There is a new stand-alone book by Malcolm Robinson on the 1992 Scottish A70 UFO abduction of Gary Wood and Colin Wright

https://www.amazon.co.uk/gp/product/B09RG7RXR1/ref=dbs_a_def_rwt_bibl_vppi_i0

Just £1.99 on Kindle. Much of the book will have already being included in Malcolm's earlier 'UFO Case Files of Scotland' but it certainly deserves its own book some 30 years on. Just started reading it now, so will report back....
 
Just started reading it now, so will report back....
Thank you! This is interesting - I know a bit about the background (occurred not that far from here) and it's a fascinating case.

I might have some significant archive material to contribute...

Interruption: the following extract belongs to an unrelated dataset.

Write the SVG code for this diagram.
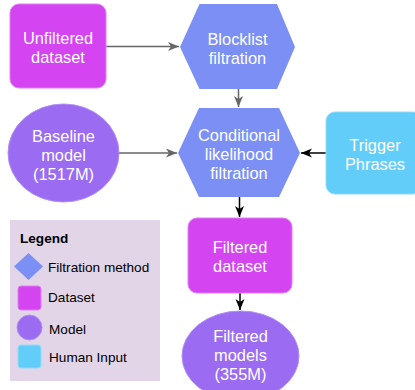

If I recall, the purported 'UFO' was notably unusual, as were its occupants.
 
Going back to the thread's main subject, and ignoring the comically Plan 9 style photos from Trudel, even the not-very-convincing story behind the Mexican photo seems to provide clear evidence of what was actually photographed:

At this time, the couple noticed that beyond the landed object and not far from him, two children were also looking at it. One of them started to run towards the UFO, which threw the wife of the banker and then the nurse in a panic crisis. The banker tried to calm the two women but finally surrendered to their demand to leave the place immediately. Busy trying to calming down the women, and not particularly shocked by the sighting, he did not take photographs of the object on the ground, everyone went up in the car and they took the road of Mexico City at high speed.

(From https://ufologie.patrickgross.org/htm/cocoyoc73.htm)

Leaving aside the fact that running away is a slightly odd response to spotting kids apparently placing themselves in danger...it seems obvious that the two children, having presumably seen the balloon launched a few minutes before, were eager to run over to retrieve it.